Ich bitte Frau Bause ans Redepult.

(Unruhe)

Ich bitte eindringlich um etwas mehr Ruhe. Wie ich sehe, hören sehr viele konzentriert zu, aber eine ganze Reihe von Kollegen treibt etwas anderes. Da keine Abstimmung bevorsteht, rate ich, Ihre Gespräche außerhalb des Saales zu führen.

Frau Präsidentin, liebe Kolleginnen und Kollegen! Ich beginne mit einer Episode, die das Problem, über das wir heute reden, sehr gut auf den Punkt bringt.

Vor zweieinhalb Jahren hatte ich das Vergnügen, an einer Delegationsreise des Bayerischen Landtags teilnehmen zu dürfen. Sie führte nach Kanada, nach Quebec. Das Thema war Integrationspolitik. Teilneh

mer waren der damalige Landtagspräsident Herr Glück, der CSU-Fraktionsvorsitzende Georg Schmid Sie erinnern sich doch wohl, Herr Schmid, an unsere Reise nach Quebec -, zwei Kollegen der SPD und ich.

In Quebec besuchten wir unter anderem ein Zentrum für Integration. Dort begrüßte uns eine sehr engagierte Frau. Sie sagte in schönstem Bayerisch "Grüß Gott!". Die Dame hielt uns einen bemerkenswerten Vortrag in einwandfreiem Deutsch über die kanadische Integrationspolitik. - Herr Förster erinnert sich auch noch sehr gut. - Alle waren voll des Lobes und des großen Erstaunens zum einen über die Erfolge der kanadischen Politik und zum anderen über den hervorragenden Vortrag dieser Dame.

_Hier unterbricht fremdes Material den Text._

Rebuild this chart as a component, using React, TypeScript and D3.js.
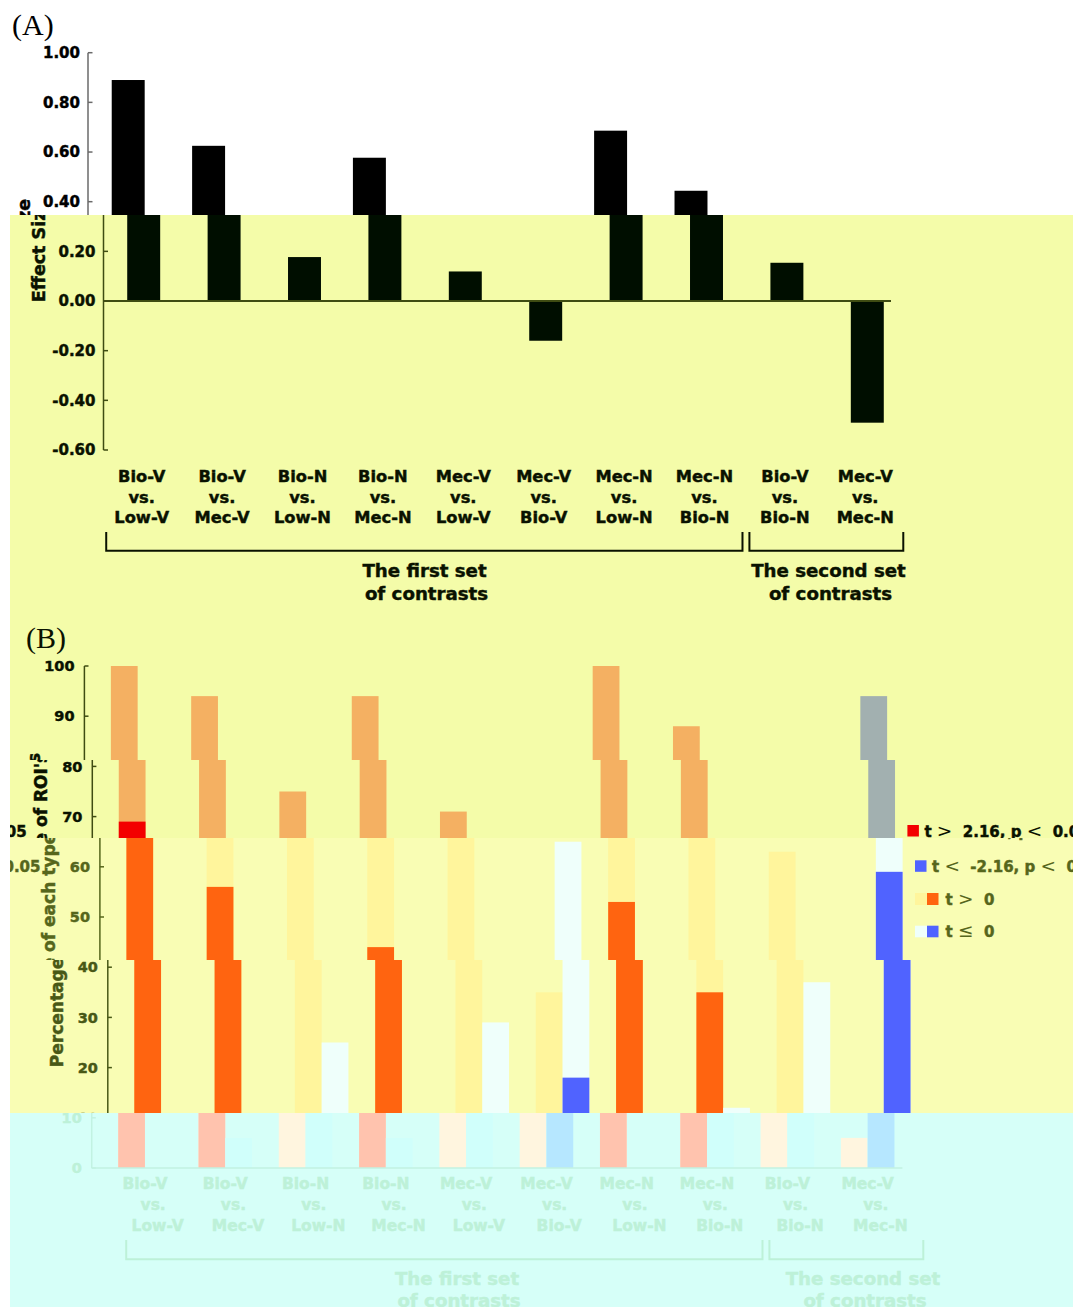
import React from "react";
import * as d3 from "d3";

// contrast labels (three lines each)
const contrastTop = ["Bio-V", "Bio-V", "Bio-N", "Bio-N", "Mec-V", "Mec-V", "Mec-N", "Mec-N", "Bio-V", "Mec-V"];
const contrastBottom = ["Low-V", "Mec-V", "Low-N", "Mec-N", "Low-V", "Bio-V", "Low-N", "Bio-N", "Bio-N", "Mec-N"];

// panel A: effect size per contrast
const effectSize = [0.89, 0.625, 0.177, 0.577, 0.119, -0.16, 0.686, 0.444, 0.154, -0.49];
const yTicksA = [1.0, 0.8, 0.6, 0.4, 0.2, 0.0, -0.2, -0.4, -0.6];

// panel B: percentage of ROIs
const posPct = [100, 94, 75, 94, 71, 35, 100, 88, 63, 6];
const posSigPct = [69, 56, 0, 44, 0, 0, 53, 35, 0, 0];
const negPct = [0, 6, 25, 6, 29, 65, 0, 12, 37, 94];
const negSigPct = [0, 0, 0, 0, 0, 18, 0, 0, 0, 59];
const yTicksB = [0, 10, 20, 30, 40, 50, 60, 70, 80, 90, 100];

const groups = [
  { from: 0, to: 7, lines: ["The first set", "of contrasts"] },
  { from: 8, to: 9, lines: ["The second set", "of contrasts"] },
];

const W = 1073;
const H = 1307;
const WRAP = 1063;
const SANS = "'DejaVu Sans', sans-serif";

type Pal = {
  bg: string; ink: string; axis: string; barA: string;
  posLight: string; posDark: string; negLight: string; negDark: string;
};

const palWhite: Pal = { bg: "#ffffff", ink: "#000000", axis: "#6a6a6a", barA: "#000000",
  posLight: "#fff59c", posDark: "#ff6410", negLight: "#f0fffa", negDark: "#5063ff" };
const palYellow: Pal = { bg: "#f4fca9", ink: "#0a1200", axis: "#3f4c12", barA: "#000e00",
  posLight: "#f4b062", posDark: "#f30000", negLight: "#a2b0b0", negDark: "#4050d0" };
const palPale: Pal = { bg: "#f9fdb4", ink: "#56661c", axis: "#56661c", barA: "#000e00",
  posLight: "#fff59c", posDark: "#ff6410", negLight: "#effffb", negDark: "#5063ff" };
const palPale2: Pal = { ...palPale, ink: "#485816", axis: "#485816" };
const palCyan: Pal = { bg: "#d6fff8", ink: "#bdf1d8", axis: "#c2f2e2", barA: "#c2f2e2",
  posLight: "#fff5df", posDark: "#ffc3ae", negLight: "#d0fffb", negDark: "#b6e7ff" };

const bands = [
  { y0: 0, y1: 215, dx: 0, x0: 0, pal: palWhite },
  { y0: 215, y1: 760, dx: 15.5, x0: 10, pal: palYellow },
  { y0: 760, y1: 838, dx: 23.4, x0: 10, pal: palYellow },
  { y0: 838, y1: 960, dx: 31, x0: 10, pal: palPale },
  { y0: 960, y1: 1113, dx: 38.9, x0: 10, pal: palPale2 },
  { y0: 1113, y1: 1192, dx: 22.8, x0: 10, pal: palCyan },
  { y0: 1192, y1: 1214, dx: 31, x0: 10, pal: palCyan },
  { y0: 1214, y1: 1262, dx: 35.5, x0: 10, pal: palCyan },
  { y0: 1262, y1: 1307, dx: 42, x0: 10, pal: palCyan },
];

// scales (figure coordinates before the band shifts)
const idx = d3.range(10);
const xA = d3.scaleBand<number>().domain(idx).range([88, 892]).paddingInner(0.59).paddingOuter(0.295);
const yA = d3.scaleLinear().domain([-0.6, 1]).range([450, 52.7]);
const xB = d3.scaleBand<number>().domain(idx).range([82, 885]).paddingInner(0.333).paddingOuter(0.1665);
const sideB = d3.scaleBand<string>().domain(["pos", "neg"]).range([0, xB.bandwidth()]);
const yB = d3.scaleLinear().domain([0, 100]).range([1168, 666]);

const Bracket = ({ x1, x2, y1, y2, p }: { x1: number; x2: number; y1: number; y2: number; p: Pal }) => (
  <path d={`M${x1},${y1}V${y2}H${x2}V${y1}`} fill="none" stroke={p.ink} strokeWidth={2} />
);

// thin relational symbol inside a bold legend line
const Rel = ({ s }: { s: string }) => (
  <tspan fontWeight={400} strokeWidth={0} fontSize={18.5}>{s}</tspan>
);

const Figure = ({ p }: { p: Pal }) => {
  const yA0 = yA(0);
  const yB0 = yB(0);
  const bw = sideB.bandwidth();
  const bracketX = (g: { from: number; to: number }) => [
    (xA(g.from) as number) - 21, (xA(g.to) as number) + xA.bandwidth() + 19.5,
  ];
  const heavy = { stroke: p.ink, strokeWidth: 0.45 };
  return (
    <g fontFamily={SANS} fontWeight={700}>
      {/* ---------- panel A ---------- */}
      <text x={12} y={35} fontFamily="'Liberation Serif', serif" fontWeight={400} fontSize={30} fill={p.ink}>(A)</text>
      <text transform="translate(29.5,250.5) rotate(-90)" textAnchor="middle" fontSize={17.5} fill={p.ink} {...heavy}>Effect Size</text>
      {effectSize.map((v, i) => (
        <rect key={i} x={xA(i)} width={xA.bandwidth()} y={yA(Math.max(0, v))}
          height={Math.abs(yA(v) - yA0)} fill={p.barA} />
      ))}
      <line x1={88} x2={88} y1={yA(1)} y2={yA(-0.6)} stroke={p.axis} strokeWidth={1.5} />
      {yTicksA.map((v) => (
        <g key={v}>
          <line x1={88} x2={92.5} y1={yA(v)} y2={yA(v)} stroke={p.axis} strokeWidth={1.5} />
          <text x={80} y={yA(v)} dy="0.36em" textAnchor="end" fontSize={15} fill={p.ink} {...heavy}>{v.toFixed(2)}</text>
        </g>
      ))}
      <line x1={88} x2={875.5} y1={yA0} y2={yA0} stroke={p.axis} strokeWidth={2} />
      {idx.map((i) => {
        const cx = (xA(i) as number) + xA.bandwidth() / 2 - 2;
        return (
          <text key={i} textAnchor="middle" fontSize={16.3} fill={p.ink} {...heavy}>
            <tspan x={cx} y={482}>{contrastTop[i]}</tspan>
            <tspan x={cx} y={502.5}>vs.</tspan>
            <tspan x={cx} y={523}>{contrastBottom[i]}</tspan>
          </text>
        );
      })}
      {groups.map((g, k) => {
        const [bx1, bx2] = bracketX(g);
        const cx = k === 0 ? 409 : 813;
        return (
          <g key={k}>
            <Bracket x1={bx1} x2={bx2} y1={532} y2={550.7} p={p} />
            <text textAnchor="middle" fontSize={18.2} fill={p.ink} {...heavy}>
              <tspan x={cx} y={577}>{g.lines[0]}</tspan>
              <tspan x={cx + 2} y={600}>{g.lines[1]}</tspan>
            </text>
          </g>
        );
      })}

      {/* ---------- panel B ---------- */}
      <text x={10.5} y={648} fontFamily="'Liberation Serif', serif" fontWeight={400} fontSize={30} fill={p.ink}>(B)</text>
      <text transform="translate(24,910) rotate(-90)" textAnchor="middle" fontSize={17} fill={p.ink} {...heavy}>Percentage of each type of ROI's</text>
      {idx.map((i) => {
        const x0 = xB(i) as number;
        const xp = x0 + (sideB("pos") as number);
        const xn = x0 + (sideB("neg") as number);
        return (
          <g key={i}>
            {posPct[i] > 0 && <rect x={xp} width={bw} y={yB(posPct[i])} height={yB0 - yB(posPct[i])} fill={p.posLight} />}
            {posSigPct[i] > 0 && <rect x={xp} width={bw} y={yB(posSigPct[i])} height={yB0 - yB(posSigPct[i])} fill={p.posDark} />}
            {negPct[i] > 0 && <rect x={xn} width={bw} y={yB(negPct[i])} height={yB0 - yB(negPct[i])} fill={p.negLight} />}
            {negSigPct[i] > 0 && <rect x={xn} width={bw} y={yB(negSigPct[i])} height={yB0 - yB(negSigPct[i])} fill={p.negDark} />}
          </g>
        );
      })}
      <line x1={68.9} x2={68.9} y1={yB(100)} y2={yB0} stroke={p.axis} strokeWidth={1.5} />
      {yTicksB.map((v) => (
        <g key={v}>
          <line x1={68.9} x2={73} y1={yB(v)} y2={yB(v)} stroke={p.axis} strokeWidth={1.5} />
          <text x={59} y={yB(v)} dy="0.36em" textAnchor="end" fontSize={14.5} fill={p.ink} {...heavy}>{v}</text>
        </g>
      ))}
      <line x1={68.9} x2={879.6} y1={yB0} y2={yB0} stroke={p.axis} strokeWidth={1.5} />
      {idx.map((i) => {
        const cx = (xB(i) as number) + xB.bandwidth() / 2;
        return (
          <text key={i} textAnchor="middle" fontSize={15.5} fill={p.ink} {...heavy}>
            <tspan x={cx} y={1189}>{contrastTop[i]}</tspan>
            <tspan x={cx} y={1209.5}>vs.</tspan>
            <tspan x={cx} y={1230.5}>{contrastBottom[i]}</tspan>
          </text>
        );
      })}
      {groups.map((g, k) => {
        const [bx1, bx2] = bracketX(g);
        const cx = k === 0 ? 415 : 821;
        return (
          <g key={k}>
            <Bracket x1={bx1} x2={bx2} y1={1240} y2={1259.3} p={p} />
            <text textAnchor="middle" fontSize={18.2} fill={p.ink} {...heavy}>
              <tspan x={cx} y={1285}>{g.lines[0]}</tspan>
              <tspan x={cx + 2} y={1307}>{g.lines[1]}</tspan>
            </text>
          </g>
        );
      })}

      {/* legend */}
      <g fontSize={15} fill={p.ink}>
        <rect x={884} y={825} width={11.5} height={11.5} fill={p.posDark} />
        <text x={901} y={836.5} xmlSpace="preserve" {...heavy}>t <Rel s=">" />  2.16, p <Rel s="<" />  0.05</text>
        <rect x={884} y={860.3} width={11.5} height={11.5} fill={p.negDark} />
        <text x={901} y={871.7} xmlSpace="preserve" {...heavy}>t <Rel s="<" />  -2.16, p <Rel s="<" />  0.05</text>
        <rect x={884} y={893} width={12} height={12} fill={p.posLight} />
        <rect x={896} y={893} width={11.5} height={12} fill={p.posDark} />
        <text x={914.6} y={905} xmlSpace="preserve" {...heavy}>t <Rel s=">" />  0</text>
        <rect x={884} y={925.7} width={12} height={11.6} fill={p.negLight} />
        <rect x={896} y={925.7} width={11.5} height={11.6} fill={p.negDark} />
        <text x={914.6} y={937.3} xmlSpace="preserve" {...heavy}>t <Rel s="≤" />  0</text>
      </g>
    </g>
  );
};

export default function App() {
  return (
    <svg width={W} height={H} viewBox={`0 0 ${W} ${H}`}
      style={{ position: "absolute", left: 0, top: 0, display: "block", background: "#ffffff" }}>
      <defs>
        {bands.map((b, k) => (
          <clipPath key={k} id={`band${k}`}>
            <rect x={b.x0} y={b.y0} width={W - b.x0} height={b.y1 - b.y0} />
          </clipPath>
        ))}
      </defs>
      {bands.map((b, k) => (
        <g key={k} clipPath={`url(#band${k})`}>
          <rect x={b.x0} y={b.y0} width={W - b.x0} height={b.y1 - b.y0} fill={b.pal.bg} />
          <g transform={`translate(${b.dx},0)`}><Figure p={b.pal} /></g>
          {b.x0 > 0 && <g transform={`translate(${b.dx - WRAP},0)`}><Figure p={b.pal} /></g>}
        </g>
      ))}
    </svg>
  );
}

Am Ende des Vortrags fragte Herr Glück: Sagen Sie einmal, wieso sprechen Sie so gut Deutsch? Darauf sagte sie: Ich komme aus dem Kosovo; ich bin Bürgerkriegsflüchtling gewesen; ich habe sechs Jahre lang in München gelebt und als Altenpflegerin gearbeitet; deswegen spreche ich so gut Deutsch. Daraufhin fragte Herr Glück: Warum haben Sie denn unser Land verlassen? Die Frau antwortete: Weil Sie mich ausgewiesen haben.